What basically happens when you type a URL on the browser and click enter?

We usually do it hundreds of times in a day. We type a few characters into a bar, hit Enter and as if by magic a world of data appears. But for those of us in software engineering, we know it’s not magic. It’s a perfectly orchestrated symphony of protocols.
If you’ve ever wondered what happens in those few milliseconds of "loading," let’s pull back the curtain and look at the engineering blueprint of a web request.
1. The Hunt for the IP Address (DNS Resolution)

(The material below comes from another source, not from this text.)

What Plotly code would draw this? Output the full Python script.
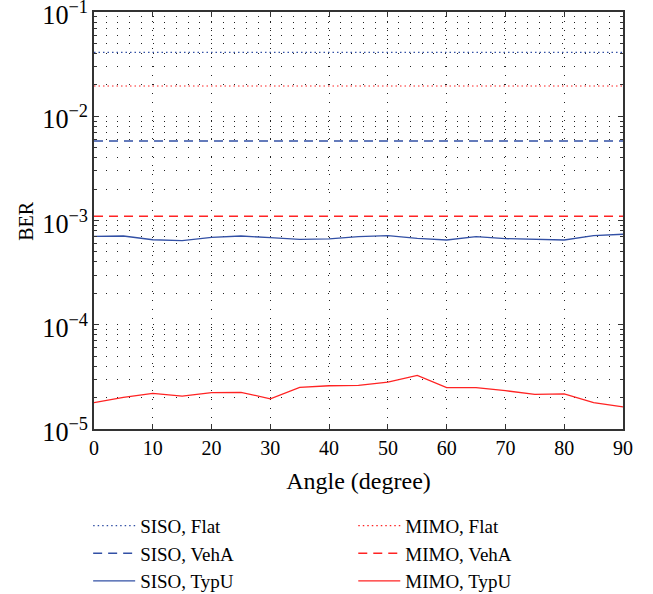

The moment you hit Enter, your browser becomes a detective. It parses the URL to see what you’re looking for, but it has a fundamental problem: computers don't understand names like google.com; they only understand numbers called IP addresses.
First, it checks its "memory" (cache). If it doesn't find the address there, it asks the Domain Name System (DNS). Your request travels from your browser cache to your OS, and eventually to your ISP’s resolver. If you're using modern standards like DNS over HTTPS (DoH), this entire "phonebook search" is encrypted, keeping your browsing habits private from prying eyes on the network.
2. The Great Handshake (TCP, TLS, and QUIC)
Once the browser has the IP, it needs to establish a secure "pipe" to the server. Traditionally, this is the TCP Three-Way Handshake. It’s a polite technical conversation where the client and server synchronize their sequence numbers to ensure no data is lost in transit.
If the site uses HTTPS (which is the standard in 2026), they also perform a TLS Handshake. This is where the server proves its identity with a certificate and both parties agree on an encryption key. If you're on a cutting-edge site using HTTP/3, this happens via QUIC over UDP, which combines the connection and encryption steps into one, significantly reducing the "wait time" before data starts moving.
3. The Request & The Server’s Logic
Now that the pipe is secure, your browser sends an HTTP Request. It’s a digital letter saying, "Hey, I’d like to see the /blog path. Here is my session cookie so you know it's me."
On the other end, the web server (like Nginx) or an application server (running Node.js or Python) receives this. It might fetch data from a database, check your permissions, and then package everything into an HTTP Response. This comes with a Status Code:a 200 OK means smooth sailing, while a 500 Internal Server Error means the "engine room" on the server side just had a bad day.
4. Painting the Picture (The Rendering Engine)
The browser finally receives a stream of binary data that it reconstructs into HTML, CSS, and JavaScript. This is where the "Blueprint" truly comes to life:
The DOM & CSSOM: The browser parses the HTML to build the "skeleton" (DOM) and the CSS to build the "style guide" (CSSOM).
The Render Tree: It combines these two to decide exactly which elements need to be visible.
Layout & Paint: The browser calculates the geometry (where every box sits) and finally "paints" the pixels onto your screen.
If there are synchronous scripts in the HTML, the browser will actually stop everything to execute them which is why as developers, we use defer or async to keep the experience smooth.
Why This Matters.
In the time it took you to read this paragraph, your request could have traveled through underwater fiber-optic cables and across continents multiple times. Understanding this blueprint isn't just about passing an assignment; it’s about appreciating the incredible reliability of the systems we build upon. Every millisecond we shave off a DNS lookup or a TLS handshake is a win for the user.